● Recorded information

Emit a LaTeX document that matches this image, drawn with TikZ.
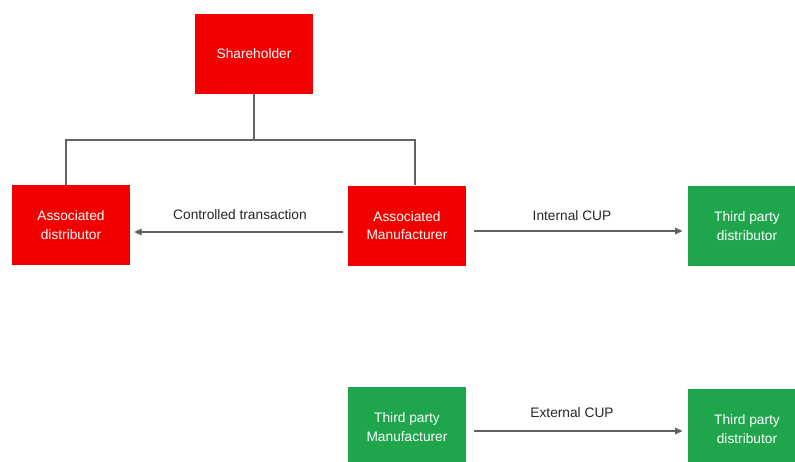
\documentclass[tikz,border=0pt]{standalone}
\usepackage{fontspec}
\setmainfont{Liberation Sans}
\usetikzlibrary{arrows.meta}
\definecolor{entred}{HTML}{F20000}
\definecolor{entgreen}{HTML}{1FA64C}
\definecolor{linkgray}{HTML}{5F6266}
\tikzset{
  entity/.style={minimum width=88.5pt, minimum height=60pt, inner sep=0pt,
    text=white, align=center, font=\fontsize{10.3}{14}\selectfont},
  related/.style={entity, fill=entred},
  independent/.style={entity, fill=entgreen},
  link/.style={draw=linkgray, line width=0.8pt},
  flow/.style={link, -{Triangle[length=5.5pt,width=5pt]}},
  flowlabel/.style={font=\fontsize{10.3}{12}\selectfont, text=black!85}
}
\begin{document}
\begin{tikzpicture}[x=0.75pt, y=-0.75pt]
\useasboundingbox (0,0) rectangle (795,461);
\clip (0,0) rectangle (795,461);
\fill[white] (0,0) rectangle (795,461);

% entities
\node[related] (sh) at (254,54) {Shareholder};
\node[related] (ad) at (71,225) {Associated\\distributor};
\node[related] (am) at (407,225.5) {Associated\\Manufacturer};
\node[independent] (td1) at (747,226) {Third party\\distributor};
\node[independent] (tm) at (407,427) {Third party\\Manufacturer};
\node[independent] (td2) at (747,429) {Third party\\distributor};

% ownership tree
\coordinate (bus) at (254,140);
\draw[link] (sh.south) -- (bus);
\draw[link] (ad.north -| 66,0) |- (bus) -| (am.north -| 415,0);

% transactions
\coordinate (cs) at (343,232);
\draw[flow] (cs) -- ([xshift=3pt]ad.east |- cs);
\node[flowlabel] (ctl) at (240,215) {Controlled transaction};

\coordinate (is) at (474,231);
\draw[flow] (is) -- ([xshift=-4pt]td1.west |- is);
\node[flowlabel] (icup) at (572,216) {Internal CUP};

\coordinate (es) at (474,431);
\draw[flow] (es) -- ([xshift=-4pt]td2.west |- es);
\node[flowlabel] (ecup) at (572,413) {External CUP};
\end{tikzpicture}
\end{document}
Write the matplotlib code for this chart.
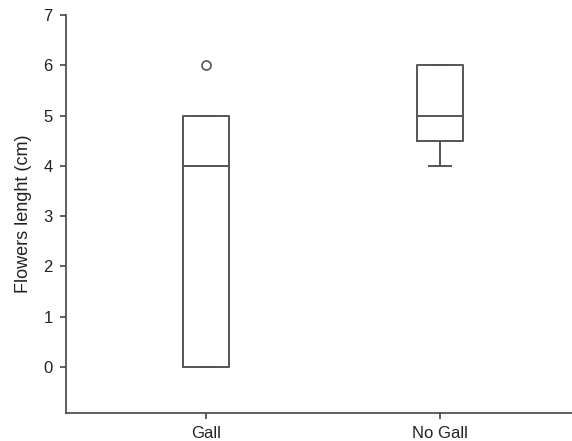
import matplotlib
matplotlib.use("Agg")
import matplotlib.pyplot as plt

categories = ["Gall", "No Gall"]
q1 = [0.0, 4.5]
median = [4.0, 5.0]
q3 = [5.0, 6.0]
whis_low = [0.0, 4.0]
whis_high = [5.0, 6.0]
outliers = [[6.0], []]
yticks = [0, 1, 2, 3, 4, 5, 6, 7]

plt.rcParams['font.family'] = ['Liberation Sans', 'DejaVu Sans']
fig = plt.figure(figsize=(5.72, 4.41), dpi=100)
ax = fig.add_axes([0.1154, 0.0635, 0.8846, 0.9025])

stats = []
for i, c in enumerate(categories):
    stats.append(dict(label=c, q1=q1[i], med=median[i], q3=q3[i],
                      whislo=whis_low[i], whishi=whis_high[i], fliers=outliers[i]))

lc = '#555555'
ax.bxp(stats, positions=[1, 2], widths=0.197, capwidths=0.094,
       boxprops=dict(color=lc, linewidth=1.4),
       medianprops=dict(color=lc, linewidth=1.4),
       whiskerprops=dict(color=lc, linewidth=1.4),
       capprops=dict(color=lc, linewidth=1.4),
       flierprops=dict(marker='o', markerfacecolor='white', markeredgecolor=lc,
                       markersize=6.5, markeredgewidth=1.2))

ax.set_xlim(0.40, 2.564)
ax.set_ylim(-0.915, 7)
ax.set_yticks(yticks)
ax.set_xticks([1, 2])
ax.set_xticklabels(categories)
for s in ['top', 'right']:
    ax.spines[s].set_visible(False)
for s in ['left', 'bottom']:
    ax.spines[s].set_color('#444444')
    ax.spines[s].set_linewidth(1.2)
ax.tick_params(direction='out', length=4.5, width=1.2, color='#444444',
               labelsize=12, labelcolor='#222222', pad=5)
ax.set_ylabel('Flowers lenght (cm)', fontsize=13, color='#222222', labelpad=8)
fig.savefig('out.png', dpi=100, facecolor='white')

● Set problem
Reproduce the entries above exactly. Do not include the images.

● Response
Emit a LaTeX document that matches this image, drawn with TikZ.
\documentclass[tikz,border=0pt]{standalone}
\usepackage{fontspec}
\setmainfont{Liberation Sans}
\usetikzlibrary{arrows.meta}
\definecolor{entred}{HTML}{F20000}
\definecolor{entgreen}{HTML}{1FA64C}
\definecolor{linkgray}{HTML}{5F6266}
\tikzset{
  entity/.style={minimum width=88.5pt, minimum height=60pt, inner sep=0pt,
    text=white, align=center, font=\fontsize{10.3}{14}\selectfont},
  related/.style={entity, fill=entred},
  independent/.style={entity, fill=entgreen},
  link/.style={draw=linkgray, line width=0.8pt},
  flow/.style={link, -{Triangle[length=5.5pt,width=5pt]}},
  flowlabel/.style={font=\fontsize{10.3}{12}\selectfont, text=black!85}
}
\begin{document}
\begin{tikzpicture}[x=0.75pt, y=-0.75pt]
\useasboundingbox (0,0) rectangle (795,461);
\clip (0,0) rectangle (795,461);
\fill[white] (0,0) rectangle (795,461);

% entities
\node[related] (sh) at (254,54) {Shareholder};
\node[related] (ad) at (71,225) {Associated\\distributor};
\node[related] (am) at (407,225.5) {Associated\\Manufacturer};
\node[independent] (td1) at (747,226) {Third party\\distributor};
\node[independent] (tm) at (407,427) {Third party\\Manufacturer};
\node[independent] (td2) at (747,429) {Third party\\distributor};

% ownership tree
\coordinate (bus) at (254,140);
\draw[link] (sh.south) -- (bus);
\draw[link] (ad.north -| 66,0) |- (bus) -| (am.north -| 415,0);

% transactions
\coordinate (cs) at (343,232);
\draw[flow] (cs) -- ([xshift=3pt]ad.east |- cs);
\node[flowlabel] (ctl) at (240,215) {Controlled transaction};

\coordinate (is) at (474,231);
\draw[flow] (is) -- ([xshift=-4pt]td1.west |- is);
\node[flowlabel] (icup) at (572,216) {Internal CUP};

\coordinate (es) at (474,431);
\draw[flow] (es) -- ([xshift=-4pt]td2.west |- es);
\node[flowlabel] (ecup) at (572,413) {External CUP};
\end{tikzpicture}
\end{document}
Write the matplotlib code for this chart.
import matplotlib
matplotlib.use("Agg")
import matplotlib.pyplot as plt

categories = ["Gall", "No Gall"]
q1 = [0.0, 4.5]
median = [4.0, 5.0]
q3 = [5.0, 6.0]
whis_low = [0.0, 4.0]
whis_high = [5.0, 6.0]
outliers = [[6.0], []]
yticks = [0, 1, 2, 3, 4, 5, 6, 7]

plt.rcParams['font.family'] = ['Liberation Sans', 'DejaVu Sans']
fig = plt.figure(figsize=(5.72, 4.41), dpi=100)
ax = fig.add_axes([0.1154, 0.0635, 0.8846, 0.9025])

stats = []
for i, c in enumerate(categories):
    stats.append(dict(label=c, q1=q1[i], med=median[i], q3=q3[i],
                      whislo=whis_low[i], whishi=whis_high[i], fliers=outliers[i]))

lc = '#555555'
ax.bxp(stats, positions=[1, 2], widths=0.197, capwidths=0.094,
       boxprops=dict(color=lc, linewidth=1.4),
       medianprops=dict(color=lc, linewidth=1.4),
       whiskerprops=dict(color=lc, linewidth=1.4),
       capprops=dict(color=lc, linewidth=1.4),
       flierprops=dict(marker='o', markerfacecolor='white', markeredgecolor=lc,
                       markersize=6.5, markeredgewidth=1.2))

ax.set_xlim(0.40, 2.564)
ax.set_ylim(-0.915, 7)
ax.set_yticks(yticks)
ax.set_xticks([1, 2])
ax.set_xticklabels(categories)
for s in ['top', 'right']:
    ax.spines[s].set_visible(False)
for s in ['left', 'bottom']:
    ax.spines[s].set_color('#444444')
    ax.spines[s].set_linewidth(1.2)
ax.tick_params(direction='out', length=4.5, width=1.2, color='#444444',
               labelsize=12, labelcolor='#222222', pad=5)
ax.set_ylabel('Flowers lenght (cm)', fontsize=13, color='#222222', labelpad=8)
fig.savefig('out.png', dpi=100, facecolor='white')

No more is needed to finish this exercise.